═══ DATA ENTRIES

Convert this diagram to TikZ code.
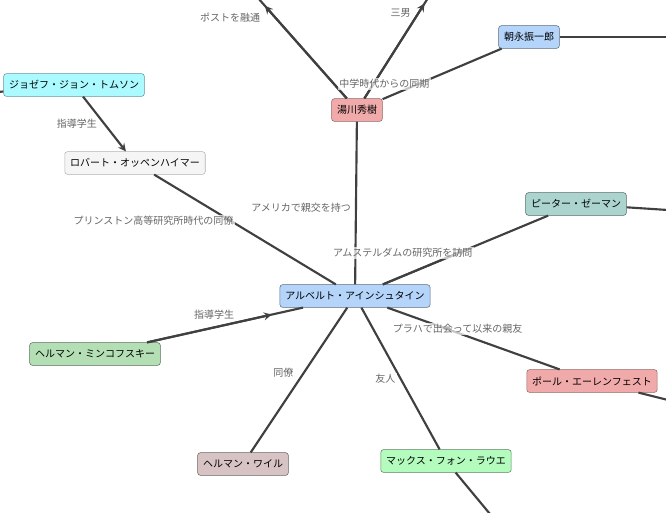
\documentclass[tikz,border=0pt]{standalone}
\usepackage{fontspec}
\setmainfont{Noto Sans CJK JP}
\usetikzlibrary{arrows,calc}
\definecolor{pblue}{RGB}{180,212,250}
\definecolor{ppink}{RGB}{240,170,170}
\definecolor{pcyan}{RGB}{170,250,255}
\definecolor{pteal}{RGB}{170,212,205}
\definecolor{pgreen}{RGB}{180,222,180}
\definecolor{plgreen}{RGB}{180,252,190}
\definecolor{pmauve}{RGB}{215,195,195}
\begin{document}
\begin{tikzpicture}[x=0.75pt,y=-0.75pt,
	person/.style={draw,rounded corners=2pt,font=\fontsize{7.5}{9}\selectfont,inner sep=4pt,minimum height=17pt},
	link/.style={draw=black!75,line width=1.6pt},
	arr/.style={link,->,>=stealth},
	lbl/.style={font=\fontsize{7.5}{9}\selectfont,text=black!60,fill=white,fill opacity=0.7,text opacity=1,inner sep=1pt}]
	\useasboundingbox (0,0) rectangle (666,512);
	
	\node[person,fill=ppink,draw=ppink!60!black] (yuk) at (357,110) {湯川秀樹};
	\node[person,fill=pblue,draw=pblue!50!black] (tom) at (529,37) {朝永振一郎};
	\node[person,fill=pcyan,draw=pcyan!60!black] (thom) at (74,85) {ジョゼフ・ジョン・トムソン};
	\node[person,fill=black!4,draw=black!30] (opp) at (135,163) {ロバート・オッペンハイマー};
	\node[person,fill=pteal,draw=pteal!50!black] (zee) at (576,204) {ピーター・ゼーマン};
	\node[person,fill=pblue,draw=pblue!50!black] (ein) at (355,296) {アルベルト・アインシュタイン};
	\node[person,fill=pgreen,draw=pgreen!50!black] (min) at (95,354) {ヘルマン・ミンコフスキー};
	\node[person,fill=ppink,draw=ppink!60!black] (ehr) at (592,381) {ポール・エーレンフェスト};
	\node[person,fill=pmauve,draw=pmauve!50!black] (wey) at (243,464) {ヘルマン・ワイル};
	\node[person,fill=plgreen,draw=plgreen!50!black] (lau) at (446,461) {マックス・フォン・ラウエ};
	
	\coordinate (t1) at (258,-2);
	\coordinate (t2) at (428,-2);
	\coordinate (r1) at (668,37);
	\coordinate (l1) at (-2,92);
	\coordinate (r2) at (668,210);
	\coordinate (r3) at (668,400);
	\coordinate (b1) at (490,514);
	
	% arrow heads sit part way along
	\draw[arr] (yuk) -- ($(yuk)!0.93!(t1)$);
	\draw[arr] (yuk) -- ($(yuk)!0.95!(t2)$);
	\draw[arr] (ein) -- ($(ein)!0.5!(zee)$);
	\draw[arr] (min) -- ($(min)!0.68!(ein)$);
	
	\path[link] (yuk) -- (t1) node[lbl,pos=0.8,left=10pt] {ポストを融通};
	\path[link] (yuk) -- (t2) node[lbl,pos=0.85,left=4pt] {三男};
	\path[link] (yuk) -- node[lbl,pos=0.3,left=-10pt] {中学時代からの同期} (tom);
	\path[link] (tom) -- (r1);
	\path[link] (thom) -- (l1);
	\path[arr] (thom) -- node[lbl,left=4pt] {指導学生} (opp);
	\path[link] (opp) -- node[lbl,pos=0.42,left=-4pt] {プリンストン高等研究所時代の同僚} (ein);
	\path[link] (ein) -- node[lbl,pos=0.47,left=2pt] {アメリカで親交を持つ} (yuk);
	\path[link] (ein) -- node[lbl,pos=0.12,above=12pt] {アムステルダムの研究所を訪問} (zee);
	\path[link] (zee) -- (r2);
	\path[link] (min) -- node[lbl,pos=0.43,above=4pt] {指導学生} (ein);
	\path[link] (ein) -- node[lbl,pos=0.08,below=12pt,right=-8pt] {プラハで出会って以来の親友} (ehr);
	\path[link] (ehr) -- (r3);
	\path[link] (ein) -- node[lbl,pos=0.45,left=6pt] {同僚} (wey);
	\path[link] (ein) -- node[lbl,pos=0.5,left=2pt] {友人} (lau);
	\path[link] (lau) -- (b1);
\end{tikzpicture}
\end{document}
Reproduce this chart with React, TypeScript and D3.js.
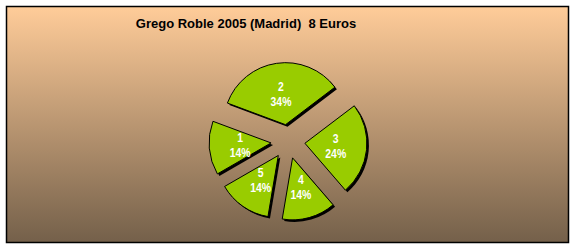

══════

Copy each line in the data that holds the word "this".

> **SOLUTION BELOW**:
Convert this diagram to TikZ code.
Reproduce this chart with React, TypeScript and D3.js.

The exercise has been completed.